Students demonstrate farm safety in Wells
WELLS — A farm accident can occur as quickly as the blink of an eye.
That’s why Dan Dylla, FFA advisor at United South Central High School in Wells, feels that their annual FFA Farm Safety Program is of vital importance to community youth.
“Tractors are cute and fun for kids, but they’re extremely dangerous,” said Dylla. “They’re not like the toy tractors kids play with.”
At this year’s event on Tuesday, USC kindergarten through eighth grade students took turns visiting nine different safety stations set up on the west lawn of the high school. Safety highlights ranged from PTO safety to tractor runovers and auger, flowing grain, ATV/snowmobile, combine and lawnmower safety.
A variety of modern farm equipment — tractors, wagons, an auger and a combine — were scattered across the terrain. Students from the high school’s Ag Leadership class were assigned to each station to talk with the younger students, put on demonstrations and answer questions.
FFA members Katie Ovrebo and Eric Lackey were stationed at the auger safety equipment.
“We remind the kids not to have loose clothing, and to make sure their hair is tied back,” said Ovrebo.
A few feet away, FFA member Kelsey Nowak was teaching the youngsters about ATV/snowmobile safety. She reminded children to always wear their helmets.
“We tell the younger kids to always ride with their parents and never ride with two passengers,” she added.
Before each new demonstration, FFA students would strategically attach new dummies to various areas on the equipment — near a tire, to the corn head of the combine, to the front of the ATV.
The older students then drove forward and the dummy would be destroyed on impact, smashed by a tire or shredded by the combine head.
“We try to make that impression, that you really need to stay away,” said Dylla.
Piles of straw were scattered near each of the pieces of farm equipment after the demonstration, which showed the dangers of farm accidents.
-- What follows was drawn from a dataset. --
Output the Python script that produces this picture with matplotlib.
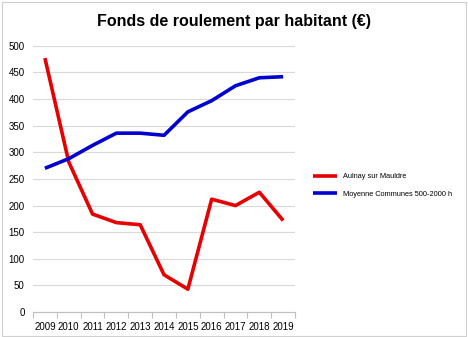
import numpy as np
import matplotlib.pyplot as plt
from matplotlib.patches import Rectangle

# Données
annees = ['2009', '2010', '2011', '2012', '2013', '2014', '2015', '2016', '2017', '2018', '2019']
aulnay = [477, 282, 184, 168, 164, 70, 43, 212, 200, 225, 172]
moyenne = [270, 288, 313, 336, 336, 332, 376, 397, 425, 440, 442]

plt.rcParams['font.family'] = ['Liberation Sans', 'DejaVu Sans']

fig = plt.figure(figsize=(4.68, 3.37), dpi=100)
ax = fig.add_axes([0.0705, 0.074, 0.56, 0.79])

x = np.arange(len(annees))
ax.plot(x, aulnay, color='#e60000', lw=2.6, label='Aulnay sur Mauldre', solid_capstyle='butt')
ax.plot(x, moyenne, color='#0000d0', lw=2.6, label='Moyenne Communes 500-2000 h', solid_capstyle='butt')

ax.set_xlim(-0.5, len(annees) - 0.5)
ax.set_ylim(0, 500)
ax.set_yticks(np.arange(0, 501, 50))
ax.tick_params(axis='y', length=0, labelsize=7, pad=6)

# graduations entre les catégories
ax.set_xticks(np.arange(-0.5, len(annees), 1.0))
ax.set_xticklabels([])
ax.tick_params(axis='x', which='major', length=4, color='#bfbfbf', direction='out')
ax.set_xticks(x, minor=True)
ax.set_xticklabels(annees, minor=True)
ax.tick_params(axis='x', which='minor', length=0, labelsize=7, pad=7)

ax.grid(axis='y', color='#d9d9d9', lw=0.8)
ax.set_axisbelow(True)
for s in ['top', 'right', 'left']:
    ax.spines[s].set_visible(False)
ax.spines['bottom'].set_color('#bfbfbf')

fig.text(0.5, 0.935, 'Fonds de roulement par habitant (€)', ha='center', va='center',
         fontsize=11.5, fontweight='bold')

fig.legend(loc='center left', bbox_to_anchor=(0.655, 0.45), frameon=False, fontsize=5.3,
           handlelength=3.2, labelspacing=1.4)

fig.patches.append(Rectangle((0.004, 0.004), 0.992, 0.99, transform=fig.transFigure,
                             fill=False, edgecolor='#d0d0d0', lw=0.8))

fig.savefig('out.png', dpi=100)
Dylla said the farm safety program is important for all children, not just those who live on farms, because the fall season is when many children visit farms and there’s more chance for accidents.
Wells fire and ambulance crew members were on hand with their equipment, as well.
“It’s fun,” said Dawn Cory of the Wells ambulance squad. “It’s nice to educate the kids and hear how they perceive what we do for them. We hope to be able to calm their fears.”
Banco Electric demonstrated the effects of downed trees after a storm, near power lines.
Dylla’s No. 1 piece of advice to parents of children growing up on or visiting a farm?
“Make sure you know where the kids are at all times,” he said. “That equipment is just too big to see the kids, and there are a lot of moving parts. Things can just happen so fast.”
According to Dylla, about 500 students at United South Central elementary and middle schools attended the event.
He said the program is in its 18th year and has received State and National FFA recognition for excellence and was awarded a National Youth Safety Award.